Morocco gets World Bank loan to support PFM reforms

30 Oct 13
Morocco is to receive a $200m World Bank loan to it modernise public sector financial management and boost transparency

The Transparency and Accountability Development Policy Loan for the Hakama programme was approved by the Bank yesterday. 

It follows the adoption, in 2011, of a series of constitutional reforms aimed at strengthening civic engagement and access to information in Morocco. The Hakama programme has been specifically developed to support these new rights.

It will introduce a comprehensive package of structural governance reforms across the Moroccan public sector including central government, state-owned enterprises and local government.

Simon Gray, World Bank director for the Maghreb department, said: ‘The Hakama programme will give greater impetus to the ongoing governance reforms in Morocco and will support key areas that can significantly leverage the performance and transparency of the public sector while enhancing citizen information and participation in decision making.’

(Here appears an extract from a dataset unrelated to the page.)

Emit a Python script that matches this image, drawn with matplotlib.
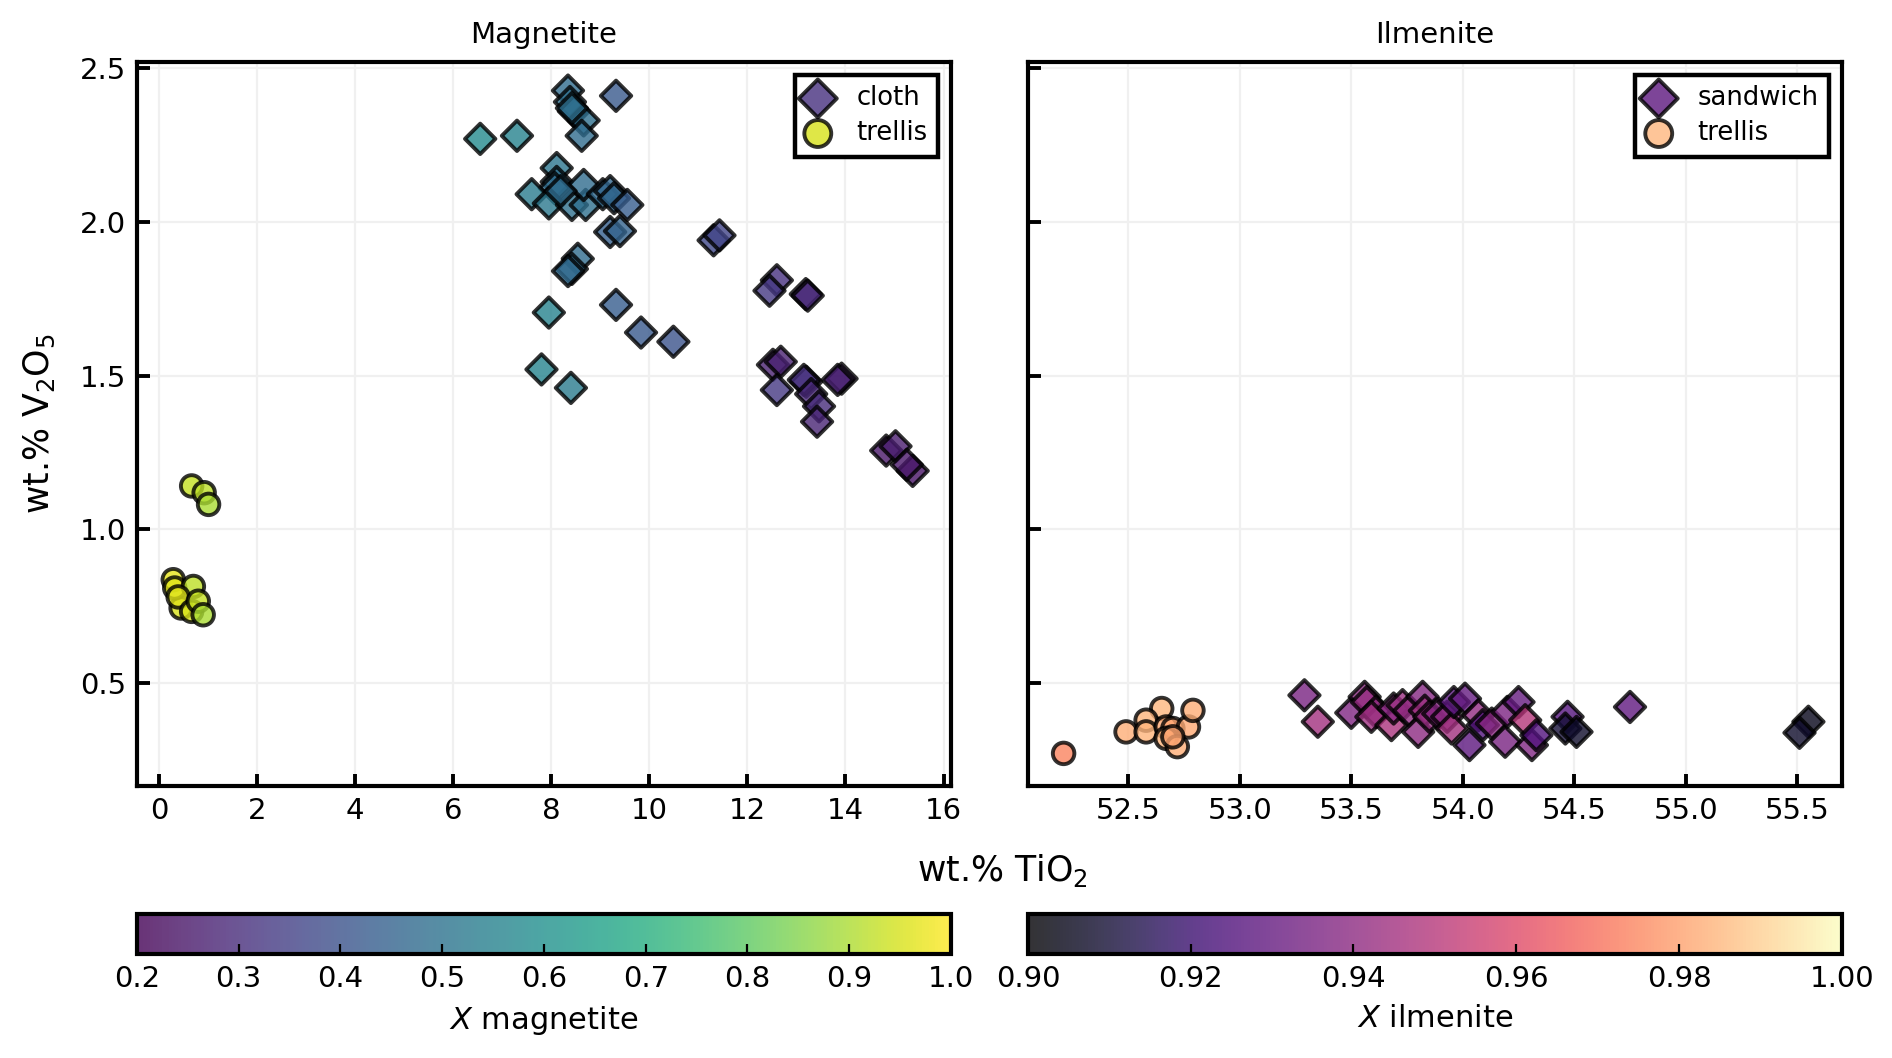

Specifically, the programme will support the introduction of performance-based budgeting, procurement reforms, and a corporate governance code for state-owned enterprises. It will also put in place a legal framework for public-private partnerships and an integrated financial management system for local government.

Fabian Seidere, World Bank task team leader said: ‘The Hakama programme will introduce a programmatic and performance focus in the budget which will increase the transparency of budget allocations as well as the external and internal accountability over public expenditure.

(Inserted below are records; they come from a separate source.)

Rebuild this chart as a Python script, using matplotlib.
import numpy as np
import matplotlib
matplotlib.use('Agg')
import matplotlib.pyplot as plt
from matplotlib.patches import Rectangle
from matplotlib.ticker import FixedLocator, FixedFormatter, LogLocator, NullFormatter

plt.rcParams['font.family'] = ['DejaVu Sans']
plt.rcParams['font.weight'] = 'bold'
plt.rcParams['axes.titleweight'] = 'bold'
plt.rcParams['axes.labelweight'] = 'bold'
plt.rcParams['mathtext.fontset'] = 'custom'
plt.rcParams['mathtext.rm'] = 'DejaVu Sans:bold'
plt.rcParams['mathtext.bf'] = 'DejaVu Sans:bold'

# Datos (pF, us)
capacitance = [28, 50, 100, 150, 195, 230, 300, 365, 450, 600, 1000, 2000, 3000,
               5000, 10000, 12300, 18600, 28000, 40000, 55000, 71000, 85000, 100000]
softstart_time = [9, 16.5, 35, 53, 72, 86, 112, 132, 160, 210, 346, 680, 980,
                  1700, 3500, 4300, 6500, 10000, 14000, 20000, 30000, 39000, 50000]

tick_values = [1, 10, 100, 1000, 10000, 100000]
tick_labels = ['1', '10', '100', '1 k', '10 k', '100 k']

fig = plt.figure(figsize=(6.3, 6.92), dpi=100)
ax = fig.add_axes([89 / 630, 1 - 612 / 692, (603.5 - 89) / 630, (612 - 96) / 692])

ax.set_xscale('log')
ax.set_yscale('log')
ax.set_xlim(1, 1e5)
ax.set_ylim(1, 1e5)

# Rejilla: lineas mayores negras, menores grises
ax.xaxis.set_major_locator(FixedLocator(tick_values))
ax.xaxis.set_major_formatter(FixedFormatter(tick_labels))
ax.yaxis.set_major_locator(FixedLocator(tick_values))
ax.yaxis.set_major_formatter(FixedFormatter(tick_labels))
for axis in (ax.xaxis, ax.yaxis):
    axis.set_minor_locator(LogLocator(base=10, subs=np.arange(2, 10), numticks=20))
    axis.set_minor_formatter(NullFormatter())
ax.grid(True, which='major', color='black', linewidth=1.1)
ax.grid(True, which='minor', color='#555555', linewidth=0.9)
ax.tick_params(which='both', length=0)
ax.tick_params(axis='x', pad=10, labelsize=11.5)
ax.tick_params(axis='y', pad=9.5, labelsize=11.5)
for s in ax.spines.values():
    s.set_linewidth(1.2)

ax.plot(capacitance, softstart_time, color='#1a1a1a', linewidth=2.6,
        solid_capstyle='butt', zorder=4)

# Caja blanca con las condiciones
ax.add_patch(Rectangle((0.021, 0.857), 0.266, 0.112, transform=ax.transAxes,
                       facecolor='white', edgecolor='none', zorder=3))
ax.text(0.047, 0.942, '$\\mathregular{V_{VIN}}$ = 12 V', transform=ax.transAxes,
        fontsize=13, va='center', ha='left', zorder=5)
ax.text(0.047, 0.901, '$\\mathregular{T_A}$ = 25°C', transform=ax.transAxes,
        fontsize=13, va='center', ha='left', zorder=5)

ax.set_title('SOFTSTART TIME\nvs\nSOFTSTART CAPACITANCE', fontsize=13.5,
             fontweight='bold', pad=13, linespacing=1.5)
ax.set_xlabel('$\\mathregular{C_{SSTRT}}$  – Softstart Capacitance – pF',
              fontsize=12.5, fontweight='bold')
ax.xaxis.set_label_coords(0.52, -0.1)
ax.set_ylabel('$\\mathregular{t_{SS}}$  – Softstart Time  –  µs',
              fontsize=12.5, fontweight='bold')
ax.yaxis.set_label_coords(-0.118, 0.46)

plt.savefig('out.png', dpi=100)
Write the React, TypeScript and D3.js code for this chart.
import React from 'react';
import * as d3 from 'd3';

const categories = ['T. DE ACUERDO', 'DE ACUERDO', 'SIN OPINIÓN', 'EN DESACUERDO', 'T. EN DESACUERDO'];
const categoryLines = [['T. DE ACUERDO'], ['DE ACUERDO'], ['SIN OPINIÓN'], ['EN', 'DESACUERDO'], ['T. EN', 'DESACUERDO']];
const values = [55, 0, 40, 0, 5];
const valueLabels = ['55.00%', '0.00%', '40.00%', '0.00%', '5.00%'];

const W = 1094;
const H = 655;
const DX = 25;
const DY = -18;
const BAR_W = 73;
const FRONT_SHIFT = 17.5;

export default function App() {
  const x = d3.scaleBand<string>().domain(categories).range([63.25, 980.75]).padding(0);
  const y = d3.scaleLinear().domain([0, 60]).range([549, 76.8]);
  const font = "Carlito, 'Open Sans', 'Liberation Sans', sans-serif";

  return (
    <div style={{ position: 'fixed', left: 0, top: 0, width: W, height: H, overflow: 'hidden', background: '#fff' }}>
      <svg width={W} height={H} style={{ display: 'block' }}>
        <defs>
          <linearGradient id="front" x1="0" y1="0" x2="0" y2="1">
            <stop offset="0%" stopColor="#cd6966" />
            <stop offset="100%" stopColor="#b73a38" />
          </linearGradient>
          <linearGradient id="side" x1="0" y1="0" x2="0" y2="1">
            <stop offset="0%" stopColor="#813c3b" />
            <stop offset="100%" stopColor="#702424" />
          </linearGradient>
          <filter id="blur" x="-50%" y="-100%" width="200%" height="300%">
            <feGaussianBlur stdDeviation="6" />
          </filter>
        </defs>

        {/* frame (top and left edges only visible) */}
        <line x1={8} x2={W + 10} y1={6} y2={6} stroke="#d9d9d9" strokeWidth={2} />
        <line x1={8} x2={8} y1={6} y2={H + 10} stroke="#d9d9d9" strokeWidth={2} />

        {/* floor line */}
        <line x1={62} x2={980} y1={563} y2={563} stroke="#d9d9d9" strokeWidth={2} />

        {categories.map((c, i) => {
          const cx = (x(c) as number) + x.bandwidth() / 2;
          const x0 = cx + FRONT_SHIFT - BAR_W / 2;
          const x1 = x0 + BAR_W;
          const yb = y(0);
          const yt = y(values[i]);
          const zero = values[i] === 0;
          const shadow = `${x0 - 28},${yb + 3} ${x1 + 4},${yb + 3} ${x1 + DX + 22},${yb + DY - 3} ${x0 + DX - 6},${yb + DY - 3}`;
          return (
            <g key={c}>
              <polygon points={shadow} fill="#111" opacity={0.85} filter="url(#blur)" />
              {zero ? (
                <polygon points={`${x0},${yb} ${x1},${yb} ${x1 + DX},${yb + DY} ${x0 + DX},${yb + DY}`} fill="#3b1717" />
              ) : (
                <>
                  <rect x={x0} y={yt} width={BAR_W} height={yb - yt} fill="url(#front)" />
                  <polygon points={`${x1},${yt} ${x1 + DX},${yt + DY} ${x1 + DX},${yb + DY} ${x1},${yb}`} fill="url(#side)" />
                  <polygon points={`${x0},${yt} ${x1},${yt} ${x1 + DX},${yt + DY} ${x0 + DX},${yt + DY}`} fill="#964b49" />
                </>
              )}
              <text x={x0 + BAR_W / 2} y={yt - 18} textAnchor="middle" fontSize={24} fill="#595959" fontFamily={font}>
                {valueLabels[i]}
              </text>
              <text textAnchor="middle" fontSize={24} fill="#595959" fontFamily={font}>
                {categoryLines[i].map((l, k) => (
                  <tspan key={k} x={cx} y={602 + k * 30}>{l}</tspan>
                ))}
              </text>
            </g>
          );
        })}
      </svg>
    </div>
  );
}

‘It will modernise public sector management and meet the constitutional objective of balanced public finances in the medium term.’

The European Union and the African Development Bank ed prepare the Hakama programme and these institutions will supply an additional $250m to support budget and procurement improvements and open governance reforms.

Policy advice and technical assistance will come from the World Bank and the Middle East and North Africa Multi-Donor Trust Fund. A $4m Transition Fund grant will provide technical assistance for the implementation of reforms targeting public engagement, performance-based budgeting and fiscal decentralisation.